Instructions to follow: What follows is a set of records; restate each one word for word and drop the pictures.

The data:
§ §

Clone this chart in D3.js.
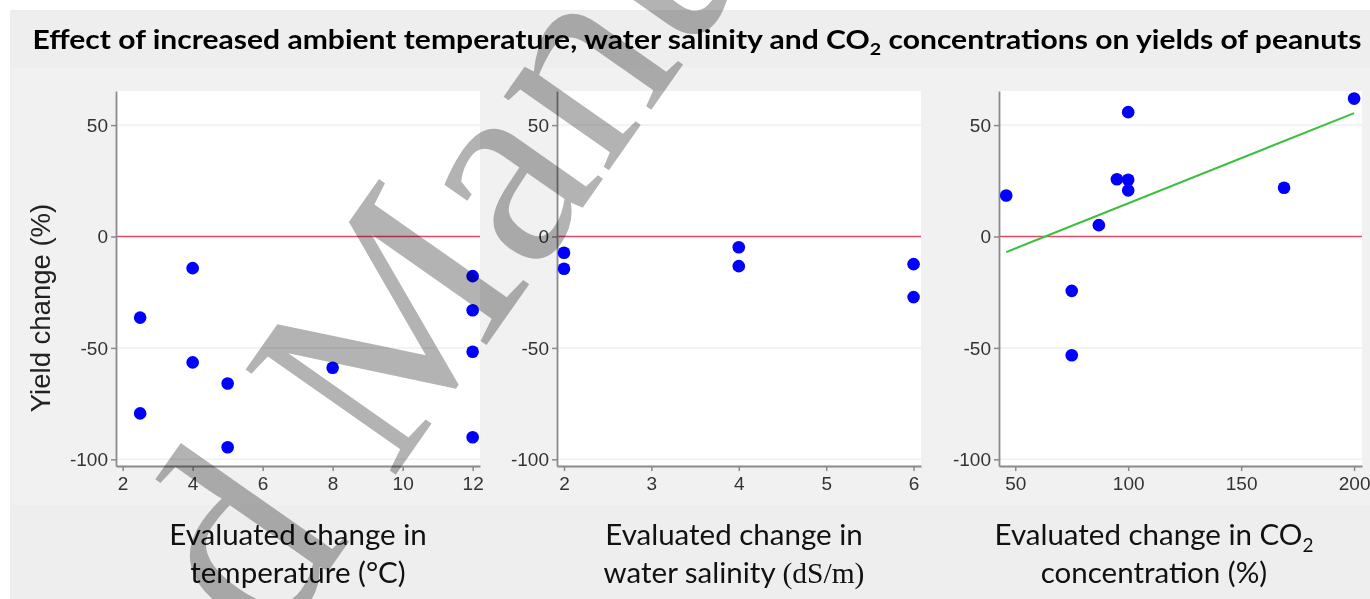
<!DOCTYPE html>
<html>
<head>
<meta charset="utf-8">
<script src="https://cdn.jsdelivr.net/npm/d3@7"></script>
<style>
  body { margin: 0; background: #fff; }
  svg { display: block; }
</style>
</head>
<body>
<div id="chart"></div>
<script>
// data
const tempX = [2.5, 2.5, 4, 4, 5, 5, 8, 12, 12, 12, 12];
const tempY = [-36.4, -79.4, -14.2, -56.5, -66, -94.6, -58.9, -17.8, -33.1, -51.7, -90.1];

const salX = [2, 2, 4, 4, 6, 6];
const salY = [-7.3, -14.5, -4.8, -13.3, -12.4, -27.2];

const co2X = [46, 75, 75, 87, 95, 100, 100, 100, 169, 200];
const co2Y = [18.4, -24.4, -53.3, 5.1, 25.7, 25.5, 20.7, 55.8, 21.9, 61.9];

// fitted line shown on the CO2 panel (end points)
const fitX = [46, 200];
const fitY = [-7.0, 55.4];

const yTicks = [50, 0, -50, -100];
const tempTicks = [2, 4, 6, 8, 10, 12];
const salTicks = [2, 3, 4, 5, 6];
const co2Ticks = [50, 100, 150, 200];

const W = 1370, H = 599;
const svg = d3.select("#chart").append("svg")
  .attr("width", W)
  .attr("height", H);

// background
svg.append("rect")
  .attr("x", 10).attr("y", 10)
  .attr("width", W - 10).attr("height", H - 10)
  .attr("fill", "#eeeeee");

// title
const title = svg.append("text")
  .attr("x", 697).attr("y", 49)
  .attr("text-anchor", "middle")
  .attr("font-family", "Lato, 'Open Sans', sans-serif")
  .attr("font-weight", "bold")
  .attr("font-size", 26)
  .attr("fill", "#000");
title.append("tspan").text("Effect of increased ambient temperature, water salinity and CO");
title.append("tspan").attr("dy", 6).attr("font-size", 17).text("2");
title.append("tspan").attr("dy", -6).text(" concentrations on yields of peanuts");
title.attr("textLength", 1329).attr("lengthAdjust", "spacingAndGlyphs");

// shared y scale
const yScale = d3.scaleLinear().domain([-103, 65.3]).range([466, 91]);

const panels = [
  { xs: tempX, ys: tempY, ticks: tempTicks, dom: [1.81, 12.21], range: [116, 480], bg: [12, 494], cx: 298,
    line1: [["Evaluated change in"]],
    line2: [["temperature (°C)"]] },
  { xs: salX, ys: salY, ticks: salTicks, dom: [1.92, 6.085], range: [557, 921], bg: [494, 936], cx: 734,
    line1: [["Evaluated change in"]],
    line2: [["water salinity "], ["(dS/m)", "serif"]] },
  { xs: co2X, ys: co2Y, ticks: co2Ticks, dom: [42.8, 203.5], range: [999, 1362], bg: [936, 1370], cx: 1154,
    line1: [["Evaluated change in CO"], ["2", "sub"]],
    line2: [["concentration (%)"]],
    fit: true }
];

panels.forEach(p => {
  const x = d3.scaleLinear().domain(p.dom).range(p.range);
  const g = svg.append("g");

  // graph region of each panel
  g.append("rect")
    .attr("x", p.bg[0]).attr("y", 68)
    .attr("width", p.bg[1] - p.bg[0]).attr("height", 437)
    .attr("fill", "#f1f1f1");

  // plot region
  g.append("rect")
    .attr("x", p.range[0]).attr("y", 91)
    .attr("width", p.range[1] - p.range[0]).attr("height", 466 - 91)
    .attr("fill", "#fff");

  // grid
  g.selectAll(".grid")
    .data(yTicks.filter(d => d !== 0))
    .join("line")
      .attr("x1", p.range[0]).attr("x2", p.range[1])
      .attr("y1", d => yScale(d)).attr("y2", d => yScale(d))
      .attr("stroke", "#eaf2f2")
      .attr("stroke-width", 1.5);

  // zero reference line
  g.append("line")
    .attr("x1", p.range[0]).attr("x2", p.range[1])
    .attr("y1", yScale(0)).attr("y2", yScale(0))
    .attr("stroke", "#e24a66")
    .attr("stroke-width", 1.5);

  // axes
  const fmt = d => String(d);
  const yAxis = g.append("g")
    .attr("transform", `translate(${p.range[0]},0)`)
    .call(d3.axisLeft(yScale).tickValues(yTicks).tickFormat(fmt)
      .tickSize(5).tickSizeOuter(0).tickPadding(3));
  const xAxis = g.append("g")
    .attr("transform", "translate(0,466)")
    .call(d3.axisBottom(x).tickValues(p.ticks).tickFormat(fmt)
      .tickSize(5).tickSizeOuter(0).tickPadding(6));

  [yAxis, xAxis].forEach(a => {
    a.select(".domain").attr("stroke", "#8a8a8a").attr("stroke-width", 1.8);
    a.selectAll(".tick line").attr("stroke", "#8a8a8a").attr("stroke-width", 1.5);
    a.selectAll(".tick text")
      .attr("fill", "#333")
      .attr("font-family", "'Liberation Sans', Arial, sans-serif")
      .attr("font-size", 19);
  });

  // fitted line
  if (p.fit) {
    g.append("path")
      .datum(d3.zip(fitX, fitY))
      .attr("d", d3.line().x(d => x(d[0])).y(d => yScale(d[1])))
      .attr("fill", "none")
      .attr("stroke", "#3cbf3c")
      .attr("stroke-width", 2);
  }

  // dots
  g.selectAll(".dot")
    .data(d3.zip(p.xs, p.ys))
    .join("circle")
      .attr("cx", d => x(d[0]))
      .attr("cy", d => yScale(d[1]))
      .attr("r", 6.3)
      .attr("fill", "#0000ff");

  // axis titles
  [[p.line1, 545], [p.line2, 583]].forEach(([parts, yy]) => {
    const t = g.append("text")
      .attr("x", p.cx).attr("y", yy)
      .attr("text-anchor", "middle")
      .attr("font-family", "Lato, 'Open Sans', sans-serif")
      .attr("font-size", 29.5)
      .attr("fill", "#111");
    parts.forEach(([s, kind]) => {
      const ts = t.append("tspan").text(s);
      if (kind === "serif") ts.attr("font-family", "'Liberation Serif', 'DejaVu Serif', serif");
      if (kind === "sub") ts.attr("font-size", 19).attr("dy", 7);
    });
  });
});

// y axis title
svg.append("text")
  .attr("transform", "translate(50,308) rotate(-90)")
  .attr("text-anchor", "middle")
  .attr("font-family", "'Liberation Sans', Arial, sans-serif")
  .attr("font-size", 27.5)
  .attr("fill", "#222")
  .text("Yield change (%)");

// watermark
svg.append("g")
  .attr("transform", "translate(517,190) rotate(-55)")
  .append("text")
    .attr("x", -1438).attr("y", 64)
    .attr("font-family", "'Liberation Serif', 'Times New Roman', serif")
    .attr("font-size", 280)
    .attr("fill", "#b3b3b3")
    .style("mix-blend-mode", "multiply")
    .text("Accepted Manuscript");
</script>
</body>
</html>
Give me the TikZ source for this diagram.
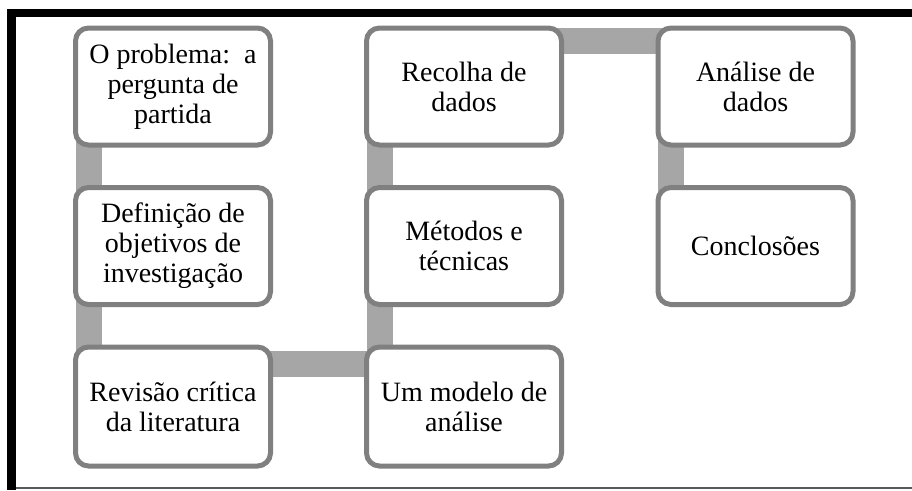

§ §

Result below:
Clone this chart in D3.js.
<!DOCTYPE html>
<html>
<head>
<meta charset="utf-8">
<script src="https://cdn.jsdelivr.net/npm/d3@7"></script>
<style>
  body { margin: 0; background: #fff; }
  svg { display: block; }
</style>
</head>
<body>
<div id="chart"></div>
<script>
// data
const tempX = [2.5, 2.5, 4, 4, 5, 5, 8, 12, 12, 12, 12];
const tempY = [-36.4, -79.4, -14.2, -56.5, -66, -94.6, -58.9, -17.8, -33.1, -51.7, -90.1];

const salX = [2, 2, 4, 4, 6, 6];
const salY = [-7.3, -14.5, -4.8, -13.3, -12.4, -27.2];

const co2X = [46, 75, 75, 87, 95, 100, 100, 100, 169, 200];
const co2Y = [18.4, -24.4, -53.3, 5.1, 25.7, 25.5, 20.7, 55.8, 21.9, 61.9];

// fitted line shown on the CO2 panel (end points)
const fitX = [46, 200];
const fitY = [-7.0, 55.4];

const yTicks = [50, 0, -50, -100];
const tempTicks = [2, 4, 6, 8, 10, 12];
const salTicks = [2, 3, 4, 5, 6];
const co2Ticks = [50, 100, 150, 200];

const W = 1370, H = 599;
const svg = d3.select("#chart").append("svg")
  .attr("width", W)
  .attr("height", H);

// background
svg.append("rect")
  .attr("x", 10).attr("y", 10)
  .attr("width", W - 10).attr("height", H - 10)
  .attr("fill", "#eeeeee");

// title
const title = svg.append("text")
  .attr("x", 697).attr("y", 49)
  .attr("text-anchor", "middle")
  .attr("font-family", "Lato, 'Open Sans', sans-serif")
  .attr("font-weight", "bold")
  .attr("font-size", 26)
  .attr("fill", "#000");
title.append("tspan").text("Effect of increased ambient temperature, water salinity and CO");
title.append("tspan").attr("dy", 6).attr("font-size", 17).text("2");
title.append("tspan").attr("dy", -6).text(" concentrations on yields of peanuts");
title.attr("textLength", 1329).attr("lengthAdjust", "spacingAndGlyphs");

// shared y scale
const yScale = d3.scaleLinear().domain([-103, 65.3]).range([466, 91]);

const panels = [
  { xs: tempX, ys: tempY, ticks: tempTicks, dom: [1.81, 12.21], range: [116, 480], bg: [12, 494], cx: 298,
    line1: [["Evaluated change in"]],
    line2: [["temperature (°C)"]] },
  { xs: salX, ys: salY, ticks: salTicks, dom: [1.92, 6.085], range: [557, 921], bg: [494, 936], cx: 734,
    line1: [["Evaluated change in"]],
    line2: [["water salinity "], ["(dS/m)", "serif"]] },
  { xs: co2X, ys: co2Y, ticks: co2Ticks, dom: [42.8, 203.5], range: [999, 1362], bg: [936, 1370], cx: 1154,
    line1: [["Evaluated change in CO"], ["2", "sub"]],
    line2: [["concentration (%)"]],
    fit: true }
];

panels.forEach(p => {
  const x = d3.scaleLinear().domain(p.dom).range(p.range);
  const g = svg.append("g");

  // graph region of each panel
  g.append("rect")
    .attr("x", p.bg[0]).attr("y", 68)
    .attr("width", p.bg[1] - p.bg[0]).attr("height", 437)
    .attr("fill", "#f1f1f1");

  // plot region
  g.append("rect")
    .attr("x", p.range[0]).attr("y", 91)
    .attr("width", p.range[1] - p.range[0]).attr("height", 466 - 91)
    .attr("fill", "#fff");

  // grid
  g.selectAll(".grid")
    .data(yTicks.filter(d => d !== 0))
    .join("line")
      .attr("x1", p.range[0]).attr("x2", p.range[1])
      .attr("y1", d => yScale(d)).attr("y2", d => yScale(d))
      .attr("stroke", "#eaf2f2")
      .attr("stroke-width", 1.5);

  // zero reference line
  g.append("line")
    .attr("x1", p.range[0]).attr("x2", p.range[1])
    .attr("y1", yScale(0)).attr("y2", yScale(0))
    .attr("stroke", "#e24a66")
    .attr("stroke-width", 1.5);

  // axes
  const fmt = d => String(d);
  const yAxis = g.append("g")
    .attr("transform", `translate(${p.range[0]},0)`)
    .call(d3.axisLeft(yScale).tickValues(yTicks).tickFormat(fmt)
      .tickSize(5).tickSizeOuter(0).tickPadding(3));
  const xAxis = g.append("g")
    .attr("transform", "translate(0,466)")
    .call(d3.axisBottom(x).tickValues(p.ticks).tickFormat(fmt)
      .tickSize(5).tickSizeOuter(0).tickPadding(6));

  [yAxis, xAxis].forEach(a => {
    a.select(".domain").attr("stroke", "#8a8a8a").attr("stroke-width", 1.8);
    a.selectAll(".tick line").attr("stroke", "#8a8a8a").attr("stroke-width", 1.5);
    a.selectAll(".tick text")
      .attr("fill", "#333")
      .attr("font-family", "'Liberation Sans', Arial, sans-serif")
      .attr("font-size", 19);
  });

  // fitted line
  if (p.fit) {
    g.append("path")
      .datum(d3.zip(fitX, fitY))
      .attr("d", d3.line().x(d => x(d[0])).y(d => yScale(d[1])))
      .attr("fill", "none")
      .attr("stroke", "#3cbf3c")
      .attr("stroke-width", 2);
  }

  // dots
  g.selectAll(".dot")
    .data(d3.zip(p.xs, p.ys))
    .join("circle")
      .attr("cx", d => x(d[0]))
      .attr("cy", d => yScale(d[1]))
      .attr("r", 6.3)
      .attr("fill", "#0000ff");

  // axis titles
  [[p.line1, 545], [p.line2, 583]].forEach(([parts, yy]) => {
    const t = g.append("text")
      .attr("x", p.cx).attr("y", yy)
      .attr("text-anchor", "middle")
      .attr("font-family", "Lato, 'Open Sans', sans-serif")
      .attr("font-size", 29.5)
      .attr("fill", "#111");
    parts.forEach(([s, kind]) => {
      const ts = t.append("tspan").text(s);
      if (kind === "serif") ts.attr("font-family", "'Liberation Serif', 'DejaVu Serif', serif");
      if (kind === "sub") ts.attr("font-size", 19).attr("dy", 7);
    });
  });
});

// y axis title
svg.append("text")
  .attr("transform", "translate(50,308) rotate(-90)")
  .attr("text-anchor", "middle")
  .attr("font-family", "'Liberation Sans', Arial, sans-serif")
  .attr("font-size", 27.5)
  .attr("fill", "#222")
  .text("Yield change (%)");

// watermark
svg.append("g")
  .attr("transform", "translate(517,190) rotate(-55)")
  .append("text")
    .attr("x", -1438).attr("y", 64)
    .attr("font-family", "'Liberation Serif', 'Times New Roman', serif")
    .attr("font-size", 280)
    .attr("fill", "#b3b3b3")
    .style("mix-blend-mode", "multiply")
    .text("Accepted Manuscript");
</script>
</body>
</html>
Give me the TikZ source for this diagram.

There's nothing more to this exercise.